Performing PCA in Stata: Step-by-Step Guide

Now that your data is prepped, let’s run PCA in Stata.

1. Running PCA in Stata

Executing PCA in Stata is straightforward. You’ll use the pca command, and you can specify options like how many components you want to retain or whether to include means in the analysis.

// Basic PCA command
pca var1 var2 var3

// Including means in the analysis
pca var1 var2 var3, means

// Specifying the number of components to retain
pca var1 var2 var3, comp(2)

The syntax is simple, but here’s the critical part: how many components should you keep?

2. Selecting the Number of Components

You’ve got a couple of ways to decide how many components to retain:

Scree Plot: This is a graph that shows the eigenvalues of your components. You’re looking for the “elbow” of the plot, where the eigenvalue drops off sharply. That’s typically where you’ll stop retaining components.

// Generate a scree plot
screeplot

Kaiser’s Criterion: According to this rule, you should only retain components with eigenvalues greater than 1.
Cumulative Variance Explained: You’ll want to retain enough components to explain at least 70-80% of the total variance.

Interpreting PCA Results in Stata

So, you’ve run your PCA. What now? Time to dig into the results.

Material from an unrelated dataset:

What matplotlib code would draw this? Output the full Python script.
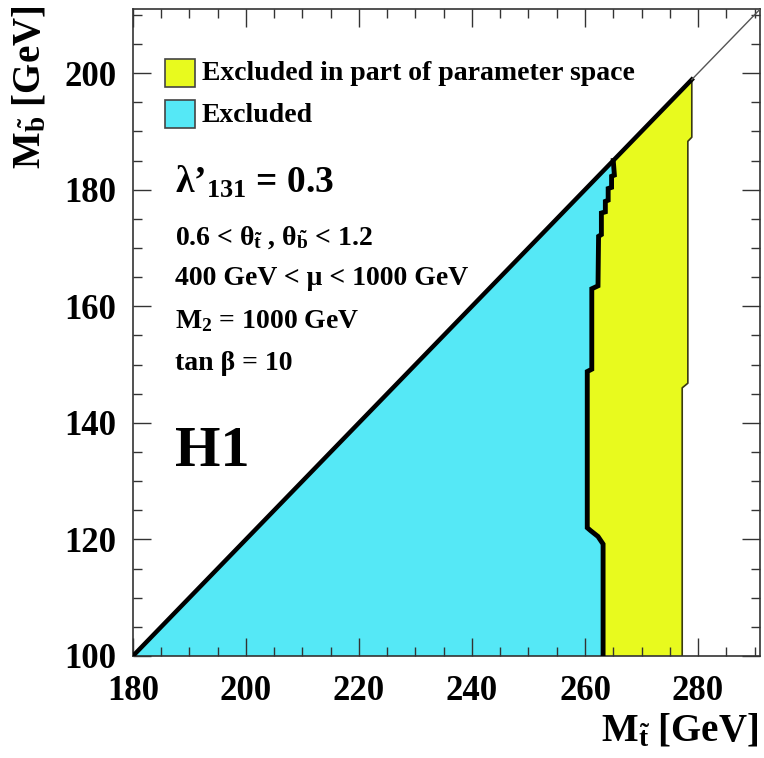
import numpy as np
import matplotlib.pyplot as plt
from matplotlib.patches import Rectangle

plt.rcParams['font.family'] = ['Liberation Serif', 'DejaVu Serif']
plt.rcParams['font.weight'] = 'bold'
plt.rcParams['mathtext.fontset'] = 'custom'
plt.rcParams['mathtext.rm'] = 'Liberation Serif:bold'
plt.rcParams['mathtext.it'] = 'Liberation Serif:bold'
plt.rcParams['mathtext.bf'] = 'Liberation Serif:bold'

# limit contours (M_stop, M_sbottom) in GeV, read from top to bottom
excl_x = [265.0, 265.2, 264.7, 264.7, 264.1, 264.1, 263.6, 263.6, 262.9, 262.9,
          262.4, 262.3, 261.2, 261.2, 260.4, 260.4, 261.0, 262.3, 263.2, 263.2]
excl_y = [185.0, 182.5, 182.3, 180.4, 180.2, 178.2, 178.0, 176.2, 176.0, 172.3,
          172.0, 163.5, 163.0, 149.2, 148.8, 122.0, 121.5, 120.5, 119.2, 100.0]
part_x = [278.9, 278.9, 278.2, 278.2, 277.2, 277.2]
part_y = [198.9, 189.0, 188.3, 146.8, 146.0, 100.0]

xmin, xmax = 180, 291
ymin, ymax = 100, 211
diag_off = 80  # kinematic limit M_sb = M_st - 80

cyan = '#55e8f6'
yellow = '#e8fa1e'

fig = plt.figure(figsize=(7.64, 7.58), dpi=100)
ax = fig.add_axes([0.174, 0.1346, 0.821, 0.8535])

ex = np.array(excl_x)
ey = np.array(excl_y)
px = np.array(part_x)
py = np.array(part_y)

# fully excluded region: below diagonal, left of the black contour
cyan_x = np.concatenate([[xmin], ex, [xmin]])
cyan_y = np.concatenate([[ymin], ey, [ymin]])
ax.fill(cyan_x, cyan_y, color=cyan, lw=0, zorder=1)

# partly excluded band between the two contours
yel_x = np.concatenate([[ex[0]], px, ex[::-1]])
yel_y = np.concatenate([[ey[0]], py, ey[::-1]])
ax.fill(yel_x, yel_y, color=yellow, lw=0, zorder=1)
ax.plot(px, py, color='#3a3a10', lw=1.2, zorder=2)

ax.plot(ex, ey, color='black', lw=3.5, solid_joinstyle='miter', zorder=3)

# diagonal M_sb = M_st - 80
ax.plot([xmin, px[0]], [xmin - diag_off, px[0] - diag_off], color='black', lw=3.2, zorder=3)
ax.plot([px[0], xmax], [px[0] - diag_off, xmax - diag_off], color='#555555', lw=1.0, zorder=3)

ax.set_xlim(xmin, xmax)
ax.set_ylim(ymin, ymax)
ax.set_xticks([180, 200, 220, 240, 260, 280])
ax.set_yticks([100, 120, 140, 160, 180, 200])
ax.set_xticks(np.arange(185, 291, 5), minor=True)
ax.set_yticks(np.arange(105, 211, 5), minor=True)
ax.tick_params(which='both', direction='in', top=True, right=True, color='#333333', width=1.0)
ax.tick_params(which='major', length=13, labelsize=25)
ax.tick_params(axis='x', which='major', pad=14)
ax.tick_params(axis='y', which='major', pad=12)
ax.tick_params(which='minor', length=6.5)
for lab in ax.get_xticklabels() + ax.get_yticklabels():
    lab.set_fontweight('bold')
for s in ax.spines.values():
    s.set_color('#333333')
    s.set_linewidth(1.2)

fig.text(0.992, 0.035, r'M$_{\tilde{t}}$ [GeV]', fontsize=28, fontweight='bold', ha='right', va='center')
fig.text(0.04, 0.992, r'M$_{\tilde{b}}$ [GeV]', fontsize=28, fontweight='bold', ha='center', va='top', rotation=90)

# legend boxes
ax.add_patch(Rectangle((185.6, 197.6), 5.3, 4.9, facecolor=yellow, edgecolor='#444444', lw=1.2, zorder=4))
ax.add_patch(Rectangle((185.6, 190.6), 5.3, 4.8, facecolor=cyan, edgecolor='#444444', lw=1.2, zorder=4))
ax.text(192.2, 199.9, 'Excluded in part of parameter space', fontsize=20, fontweight='bold', va='center')
ax.text(192.2, 192.7, 'Excluded', fontsize=20, fontweight='bold', va='center')

ax.text(187.4, 181.3, '\u03bb\u2019$_{131}$ = 0.3', fontsize=27, fontweight='bold', va='center')
ax.text(187.4, 171.7, r'0.6 < $\theta_{\tilde{t}}$ , $\theta_{\tilde{b}}$ < 1.2', fontsize=20, fontweight='bold', va='center')
ax.text(187.4, 164.8, '400 GeV < \u03bc < 1000 GeV', fontsize=20, fontweight='bold', va='center')
ax.text(187.4, 157.4, 'M$_2$ = 1000 GeV', fontsize=20, fontweight='bold', va='center')
ax.text(187.4, 150.2, 'tan \u03b2 = 10', fontsize=20, fontweight='bold', va='center')
ax.text(187.4, 135.0, 'H1', fontsize=42, fontweight='bold', va='center')

fig.savefig('out.png', dpi=100)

1. Understanding the Output

The output in Stata can look intimidating, but here’s what you need to focus on:

Eigenvalues Table: This tells you how much variance each component captures. Components with larger eigenvalues capture more variance and are more meaningful.
Factor Loadings: These show how much each original variable contributes to each principal component. Larger loadings mean a stronger relationship between the variable and the component.

// Run PCA and display eigenvalues and factor loadings
pca var1 var2 var3, loadings

2. Biplots and Component Plots

You might be wondering how to visualize your PCA results. Stata provides some great tools for that. Biplots are a great way to see both your variables and observations in the space of the principal components.

// Create a biplot to visualize loadings and component scores
pcaplot

Component plots help you detect patterns or groupings in your data, making it easier to interpret the results.